● **Task requirements**: Each entry below is to be extracted exactly.

— Start Material shown —

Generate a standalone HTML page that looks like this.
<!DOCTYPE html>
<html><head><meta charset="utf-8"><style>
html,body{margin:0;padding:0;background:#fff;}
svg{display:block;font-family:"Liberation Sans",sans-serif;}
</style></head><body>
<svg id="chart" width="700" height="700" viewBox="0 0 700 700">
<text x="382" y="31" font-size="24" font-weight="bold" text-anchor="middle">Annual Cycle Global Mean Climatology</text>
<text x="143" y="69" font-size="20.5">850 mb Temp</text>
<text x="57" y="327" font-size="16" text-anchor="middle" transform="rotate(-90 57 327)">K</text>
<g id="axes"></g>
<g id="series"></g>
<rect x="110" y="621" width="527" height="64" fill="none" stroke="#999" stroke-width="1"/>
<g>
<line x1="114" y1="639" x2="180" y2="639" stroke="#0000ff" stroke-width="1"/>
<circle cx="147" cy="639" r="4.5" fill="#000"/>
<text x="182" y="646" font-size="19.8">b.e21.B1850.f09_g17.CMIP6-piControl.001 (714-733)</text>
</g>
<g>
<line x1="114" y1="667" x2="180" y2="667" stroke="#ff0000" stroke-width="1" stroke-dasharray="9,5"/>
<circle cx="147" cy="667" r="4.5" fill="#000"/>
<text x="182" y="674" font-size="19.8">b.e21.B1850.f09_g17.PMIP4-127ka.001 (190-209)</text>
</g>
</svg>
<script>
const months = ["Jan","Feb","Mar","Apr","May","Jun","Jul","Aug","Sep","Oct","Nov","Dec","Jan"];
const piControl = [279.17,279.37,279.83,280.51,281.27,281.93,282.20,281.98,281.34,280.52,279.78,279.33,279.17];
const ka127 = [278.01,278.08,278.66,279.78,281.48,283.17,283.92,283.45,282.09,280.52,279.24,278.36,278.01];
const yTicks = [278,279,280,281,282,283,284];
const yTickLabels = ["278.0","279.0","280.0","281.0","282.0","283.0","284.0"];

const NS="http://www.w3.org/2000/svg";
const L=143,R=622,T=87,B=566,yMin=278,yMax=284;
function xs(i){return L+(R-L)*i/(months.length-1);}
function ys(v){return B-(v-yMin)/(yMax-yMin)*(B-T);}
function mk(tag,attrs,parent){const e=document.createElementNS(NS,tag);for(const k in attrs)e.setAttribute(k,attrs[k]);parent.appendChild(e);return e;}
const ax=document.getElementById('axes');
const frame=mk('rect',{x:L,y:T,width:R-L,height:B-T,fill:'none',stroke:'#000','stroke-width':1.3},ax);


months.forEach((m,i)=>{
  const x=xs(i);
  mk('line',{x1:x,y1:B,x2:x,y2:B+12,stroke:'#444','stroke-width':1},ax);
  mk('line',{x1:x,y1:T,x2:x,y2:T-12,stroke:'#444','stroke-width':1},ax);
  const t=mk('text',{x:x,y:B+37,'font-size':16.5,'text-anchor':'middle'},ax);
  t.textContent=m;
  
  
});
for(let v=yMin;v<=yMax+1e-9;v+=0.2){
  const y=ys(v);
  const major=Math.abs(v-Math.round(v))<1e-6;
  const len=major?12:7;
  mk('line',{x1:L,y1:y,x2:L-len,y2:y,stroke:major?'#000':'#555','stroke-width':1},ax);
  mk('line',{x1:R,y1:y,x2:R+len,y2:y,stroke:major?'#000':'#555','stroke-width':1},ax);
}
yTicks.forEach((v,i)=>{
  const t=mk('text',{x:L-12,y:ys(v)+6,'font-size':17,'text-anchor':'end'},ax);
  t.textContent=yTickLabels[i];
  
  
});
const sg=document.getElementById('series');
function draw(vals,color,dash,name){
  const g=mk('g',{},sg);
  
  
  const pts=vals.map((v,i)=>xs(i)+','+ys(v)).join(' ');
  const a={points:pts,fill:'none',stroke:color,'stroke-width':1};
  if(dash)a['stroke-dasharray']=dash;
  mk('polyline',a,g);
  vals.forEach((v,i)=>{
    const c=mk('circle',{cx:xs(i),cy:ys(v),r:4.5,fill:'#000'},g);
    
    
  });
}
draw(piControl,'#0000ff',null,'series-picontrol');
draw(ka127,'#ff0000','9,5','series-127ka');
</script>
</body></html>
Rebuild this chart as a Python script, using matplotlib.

— End Material shown —

● **Finished task**:
Generate a standalone HTML page that looks like this.
<!DOCTYPE html>
<html><head><meta charset="utf-8"><style>
html,body{margin:0;padding:0;background:#fff;}
svg{display:block;font-family:"Liberation Sans",sans-serif;}
</style></head><body>
<svg id="chart" width="700" height="700" viewBox="0 0 700 700">
<text x="382" y="31" font-size="24" font-weight="bold" text-anchor="middle">Annual Cycle Global Mean Climatology</text>
<text x="143" y="69" font-size="20.5">850 mb Temp</text>
<text x="57" y="327" font-size="16" text-anchor="middle" transform="rotate(-90 57 327)">K</text>
<g id="axes"></g>
<g id="series"></g>
<rect x="110" y="621" width="527" height="64" fill="none" stroke="#999" stroke-width="1"/>
<g>
<line x1="114" y1="639" x2="180" y2="639" stroke="#0000ff" stroke-width="1"/>
<circle cx="147" cy="639" r="4.5" fill="#000"/>
<text x="182" y="646" font-size="19.8">b.e21.B1850.f09_g17.CMIP6-piControl.001 (714-733)</text>
</g>
<g>
<line x1="114" y1="667" x2="180" y2="667" stroke="#ff0000" stroke-width="1" stroke-dasharray="9,5"/>
<circle cx="147" cy="667" r="4.5" fill="#000"/>
<text x="182" y="674" font-size="19.8">b.e21.B1850.f09_g17.PMIP4-127ka.001 (190-209)</text>
</g>
</svg>
<script>
const months = ["Jan","Feb","Mar","Apr","May","Jun","Jul","Aug","Sep","Oct","Nov","Dec","Jan"];
const piControl = [279.17,279.37,279.83,280.51,281.27,281.93,282.20,281.98,281.34,280.52,279.78,279.33,279.17];
const ka127 = [278.01,278.08,278.66,279.78,281.48,283.17,283.92,283.45,282.09,280.52,279.24,278.36,278.01];
const yTicks = [278,279,280,281,282,283,284];
const yTickLabels = ["278.0","279.0","280.0","281.0","282.0","283.0","284.0"];

const NS="http://www.w3.org/2000/svg";
const L=143,R=622,T=87,B=566,yMin=278,yMax=284;
function xs(i){return L+(R-L)*i/(months.length-1);}
function ys(v){return B-(v-yMin)/(yMax-yMin)*(B-T);}
function mk(tag,attrs,parent){const e=document.createElementNS(NS,tag);for(const k in attrs)e.setAttribute(k,attrs[k]);parent.appendChild(e);return e;}
const ax=document.getElementById('axes');
const frame=mk('rect',{x:L,y:T,width:R-L,height:B-T,fill:'none',stroke:'#000','stroke-width':1.3},ax);


months.forEach((m,i)=>{
  const x=xs(i);
  mk('line',{x1:x,y1:B,x2:x,y2:B+12,stroke:'#444','stroke-width':1},ax);
  mk('line',{x1:x,y1:T,x2:x,y2:T-12,stroke:'#444','stroke-width':1},ax);
  const t=mk('text',{x:x,y:B+37,'font-size':16.5,'text-anchor':'middle'},ax);
  t.textContent=m;
  
  
});
for(let v=yMin;v<=yMax+1e-9;v+=0.2){
  const y=ys(v);
  const major=Math.abs(v-Math.round(v))<1e-6;
  const len=major?12:7;
  mk('line',{x1:L,y1:y,x2:L-len,y2:y,stroke:major?'#000':'#555','stroke-width':1},ax);
  mk('line',{x1:R,y1:y,x2:R+len,y2:y,stroke:major?'#000':'#555','stroke-width':1},ax);
}
yTicks.forEach((v,i)=>{
  const t=mk('text',{x:L-12,y:ys(v)+6,'font-size':17,'text-anchor':'end'},ax);
  t.textContent=yTickLabels[i];
  
  
});
const sg=document.getElementById('series');
function draw(vals,color,dash,name){
  const g=mk('g',{},sg);
  
  
  const pts=vals.map((v,i)=>xs(i)+','+ys(v)).join(' ');
  const a={points:pts,fill:'none',stroke:color,'stroke-width':1};
  if(dash)a['stroke-dasharray']=dash;
  mk('polyline',a,g);
  vals.forEach((v,i)=>{
    const c=mk('circle',{cx:xs(i),cy:ys(v),r:4.5,fill:'#000'},g);
    
    
  });
}
draw(piControl,'#0000ff',null,'series-picontrol');
draw(ka127,'#ff0000','9,5','series-127ka');
</script>
</body></html>
Rebuild this chart as a Python script, using matplotlib.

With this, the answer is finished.